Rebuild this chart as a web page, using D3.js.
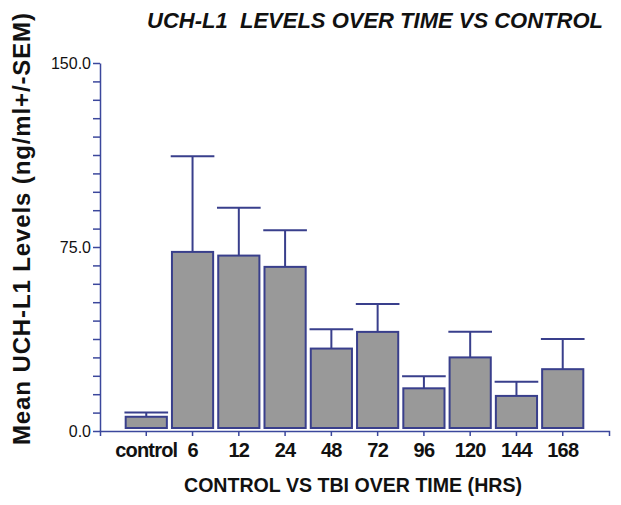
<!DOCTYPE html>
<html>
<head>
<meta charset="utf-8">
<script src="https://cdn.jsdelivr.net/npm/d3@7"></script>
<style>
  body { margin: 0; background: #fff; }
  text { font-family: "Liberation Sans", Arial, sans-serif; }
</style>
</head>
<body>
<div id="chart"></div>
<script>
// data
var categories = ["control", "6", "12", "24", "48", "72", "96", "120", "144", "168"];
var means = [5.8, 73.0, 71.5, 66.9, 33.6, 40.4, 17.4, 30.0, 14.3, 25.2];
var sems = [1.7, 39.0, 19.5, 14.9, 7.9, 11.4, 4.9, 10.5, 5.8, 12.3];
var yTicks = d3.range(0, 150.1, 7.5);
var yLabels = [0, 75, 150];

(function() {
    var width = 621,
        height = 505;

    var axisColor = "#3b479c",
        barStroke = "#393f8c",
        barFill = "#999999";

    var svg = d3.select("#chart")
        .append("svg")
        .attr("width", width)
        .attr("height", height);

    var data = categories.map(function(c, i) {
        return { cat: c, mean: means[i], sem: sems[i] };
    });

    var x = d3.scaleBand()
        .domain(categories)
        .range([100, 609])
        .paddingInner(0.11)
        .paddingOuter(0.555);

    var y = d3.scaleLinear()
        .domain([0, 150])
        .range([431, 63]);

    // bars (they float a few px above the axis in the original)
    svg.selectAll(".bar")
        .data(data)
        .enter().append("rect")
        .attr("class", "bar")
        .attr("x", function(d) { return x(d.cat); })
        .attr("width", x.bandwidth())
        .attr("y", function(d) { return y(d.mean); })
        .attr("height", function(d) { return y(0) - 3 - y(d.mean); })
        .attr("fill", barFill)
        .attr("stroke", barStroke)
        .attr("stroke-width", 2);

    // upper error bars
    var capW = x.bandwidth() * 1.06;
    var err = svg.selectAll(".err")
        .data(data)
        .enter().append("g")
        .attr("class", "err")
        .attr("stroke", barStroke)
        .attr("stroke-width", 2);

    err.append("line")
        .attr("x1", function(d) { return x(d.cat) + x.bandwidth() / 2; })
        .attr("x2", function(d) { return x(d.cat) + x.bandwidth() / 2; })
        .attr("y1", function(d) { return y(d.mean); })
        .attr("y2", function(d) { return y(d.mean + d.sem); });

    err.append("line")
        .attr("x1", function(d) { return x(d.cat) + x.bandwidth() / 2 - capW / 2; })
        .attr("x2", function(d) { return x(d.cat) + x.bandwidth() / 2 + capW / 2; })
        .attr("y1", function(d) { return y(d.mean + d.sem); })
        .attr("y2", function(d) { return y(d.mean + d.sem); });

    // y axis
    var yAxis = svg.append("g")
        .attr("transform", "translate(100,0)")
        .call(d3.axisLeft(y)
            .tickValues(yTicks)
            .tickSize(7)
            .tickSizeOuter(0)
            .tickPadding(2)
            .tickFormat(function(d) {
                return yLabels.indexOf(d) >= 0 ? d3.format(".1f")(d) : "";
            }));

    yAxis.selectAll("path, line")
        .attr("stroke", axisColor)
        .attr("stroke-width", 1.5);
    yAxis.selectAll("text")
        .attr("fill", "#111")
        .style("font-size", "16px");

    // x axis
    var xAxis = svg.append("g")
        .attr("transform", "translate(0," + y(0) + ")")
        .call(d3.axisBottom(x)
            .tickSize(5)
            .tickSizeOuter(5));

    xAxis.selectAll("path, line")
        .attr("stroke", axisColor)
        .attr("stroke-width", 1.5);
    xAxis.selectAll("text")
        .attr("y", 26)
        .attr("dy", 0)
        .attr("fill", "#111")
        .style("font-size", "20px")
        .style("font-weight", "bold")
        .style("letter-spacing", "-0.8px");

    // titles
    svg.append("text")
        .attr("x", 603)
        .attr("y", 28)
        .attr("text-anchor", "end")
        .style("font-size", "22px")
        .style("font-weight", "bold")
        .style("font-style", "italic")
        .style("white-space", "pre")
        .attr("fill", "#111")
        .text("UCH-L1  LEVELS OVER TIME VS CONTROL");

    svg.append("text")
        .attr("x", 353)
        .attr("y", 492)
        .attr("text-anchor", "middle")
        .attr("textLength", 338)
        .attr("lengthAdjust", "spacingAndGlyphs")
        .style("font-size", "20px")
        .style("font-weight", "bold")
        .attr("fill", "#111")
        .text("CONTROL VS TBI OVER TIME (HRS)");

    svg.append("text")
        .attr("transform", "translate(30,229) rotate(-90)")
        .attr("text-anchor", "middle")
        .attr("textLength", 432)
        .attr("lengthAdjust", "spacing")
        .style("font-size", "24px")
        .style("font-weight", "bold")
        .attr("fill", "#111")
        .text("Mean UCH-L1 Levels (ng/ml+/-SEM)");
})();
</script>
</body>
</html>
________________________________________
▸ **WHAT THE TASK ASKS**
Leave every image out, and retype the material exactly.

▸ **FINAL RESULT**
Rebuild this chart as a web page, using D3.js.
<!DOCTYPE html>
<html>
<head>
<meta charset="utf-8">
<script src="https://cdn.jsdelivr.net/npm/d3@7"></script>
<style>
  body { margin: 0; background: #fff; }
  text { font-family: "Liberation Sans", Arial, sans-serif; }
</style>
</head>
<body>
<div id="chart"></div>
<script>
// data
var categories = ["control", "6", "12", "24", "48", "72", "96", "120", "144", "168"];
var means = [5.8, 73.0, 71.5, 66.9, 33.6, 40.4, 17.4, 30.0, 14.3, 25.2];
var sems = [1.7, 39.0, 19.5, 14.9, 7.9, 11.4, 4.9, 10.5, 5.8, 12.3];
var yTicks = d3.range(0, 150.1, 7.5);
var yLabels = [0, 75, 150];

(function() {
    var width = 621,
        height = 505;

    var axisColor = "#3b479c",
        barStroke = "#393f8c",
        barFill = "#999999";

    var svg = d3.select("#chart")
        .append("svg")
        .attr("width", width)
        .attr("height", height);

    var data = categories.map(function(c, i) {
        return { cat: c, mean: means[i], sem: sems[i] };
    });

    var x = d3.scaleBand()
        .domain(categories)
        .range([100, 609])
        .paddingInner(0.11)
        .paddingOuter(0.555);

    var y = d3.scaleLinear()
        .domain([0, 150])
        .range([431, 63]);

    // bars (they float a few px above the axis in the original)
    svg.selectAll(".bar")
        .data(data)
        .enter().append("rect")
        .attr("class", "bar")
        .attr("x", function(d) { return x(d.cat); })
        .attr("width", x.bandwidth())
        .attr("y", function(d) { return y(d.mean); })
        .attr("height", function(d) { return y(0) - 3 - y(d.mean); })
        .attr("fill", barFill)
        .attr("stroke", barStroke)
        .attr("stroke-width", 2);

    // upper error bars
    var capW = x.bandwidth() * 1.06;
    var err = svg.selectAll(".err")
        .data(data)
        .enter().append("g")
        .attr("class", "err")
        .attr("stroke", barStroke)
        .attr("stroke-width", 2);

    err.append("line")
        .attr("x1", function(d) { return x(d.cat) + x.bandwidth() / 2; })
        .attr("x2", function(d) { return x(d.cat) + x.bandwidth() / 2; })
        .attr("y1", function(d) { return y(d.mean); })
        .attr("y2", function(d) { return y(d.mean + d.sem); });

    err.append("line")
        .attr("x1", function(d) { return x(d.cat) + x.bandwidth() / 2 - capW / 2; })
        .attr("x2", function(d) { return x(d.cat) + x.bandwidth() / 2 + capW / 2; })
        .attr("y1", function(d) { return y(d.mean + d.sem); })
        .attr("y2", function(d) { return y(d.mean + d.sem); });

    // y axis
    var yAxis = svg.append("g")
        .attr("transform", "translate(100,0)")
        .call(d3.axisLeft(y)
            .tickValues(yTicks)
            .tickSize(7)
            .tickSizeOuter(0)
            .tickPadding(2)
            .tickFormat(function(d) {
                return yLabels.indexOf(d) >= 0 ? d3.format(".1f")(d) : "";
            }));

    yAxis.selectAll("path, line")
        .attr("stroke", axisColor)
        .attr("stroke-width", 1.5);
    yAxis.selectAll("text")
        .attr("fill", "#111")
        .style("font-size", "16px");

    // x axis
    var xAxis = svg.append("g")
        .attr("transform", "translate(0," + y(0) + ")")
        .call(d3.axisBottom(x)
            .tickSize(5)
            .tickSizeOuter(5));

    xAxis.selectAll("path, line")
        .attr("stroke", axisColor)
        .attr("stroke-width", 1.5);
    xAxis.selectAll("text")
        .attr("y", 26)
        .attr("dy", 0)
        .attr("fill", "#111")
        .style("font-size", "20px")
        .style("font-weight", "bold")
        .style("letter-spacing", "-0.8px");

    // titles
    svg.append("text")
        .attr("x", 603)
        .attr("y", 28)
        .attr("text-anchor", "end")
        .style("font-size", "22px")
        .style("font-weight", "bold")
        .style("font-style", "italic")
        .style("white-space", "pre")
        .attr("fill", "#111")
        .text("UCH-L1  LEVELS OVER TIME VS CONTROL");

    svg.append("text")
        .attr("x", 353)
        .attr("y", 492)
        .attr("text-anchor", "middle")
        .attr("textLength", 338)
        .attr("lengthAdjust", "spacingAndGlyphs")
        .style("font-size", "20px")
        .style("font-weight", "bold")
        .attr("fill", "#111")
        .text("CONTROL VS TBI OVER TIME (HRS)");

    svg.append("text")
        .attr("transform", "translate(30,229) rotate(-90)")
        .attr("text-anchor", "middle")
        .attr("textLength", 432)
        .attr("lengthAdjust", "spacing")
        .style("font-size", "24px")
        .style("font-weight", "bold")
        .attr("fill", "#111")
        .text("Mean UCH-L1 Levels (ng/ml+/-SEM)");
})();
</script>
</body>
</html>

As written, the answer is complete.